If you are reading this essay, you’re a reader. You probably know this sentence, and if you don’t, you are comfortable with interpreting it. You can hear a character beginning to form: its romantic, optimistic, nostalgic voice; a voice yearning for simplicity; probably, in its deliberate imitation of a child’s singsong, the voice of a woman, a mother. You know it might take a few pages to learn just who this woman is. You’re skilled in this sort of patience.

That’s completely true. Familiarity with the process of reading a novel means that a person has the patience and anticipation to wonder what might be coming next. This works for novels, and it also works for science writing.

For example, I had always enjoyed reading as a kid, but when I moved to another country I did not have much access to books in English. There weren’t any English-language children’s books, so I started reading classics (Robert Louis Stephenson, Arthur Conan Doyle, Jane Austen, Charles Dickens, etc.). They were hard. It was frustrating at first. I’d start a book and give up. Gradually, out of desperation, I pushed through a few. And I came to realize that it just took a few chapters to get used to the types of sentences characteristic of each author. I got “skilled in this sort of patience.”

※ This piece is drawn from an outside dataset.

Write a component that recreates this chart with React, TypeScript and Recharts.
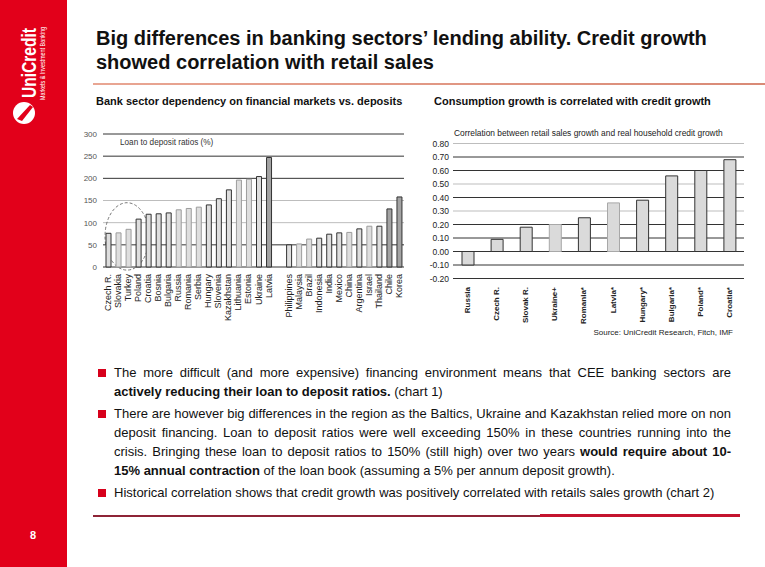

And the same is true for academic writing in science and engineering. If a reader just starts at the beginning, they are likely to be overwhelmed by the jargon in the abstract. But knowing where to find help—which sections might be more elementary, where terms might be defined, etc—gives someone a leg up. And then patience, confidence that this CAN be figured out (but not read linearly, until much later) will lead to success.

Finally, read. Read books. Read the New York Times. Read the New York Review of Books. (And let me know what your reading, so I can read it, too! What DO working engineers read, that they talk about together?) Daylight concludes that she wants her students to “to discover that if they learn to handle language they’ll no longer be helpless, drowning in sugary gratification.” And she wants “them to see that reading breeds thinking, and thinking breeds resistance.” That’s what I want for my students, too. Read and be provoked to think and act. I want you to express yourselves–after taking some time to read and to think what that really means.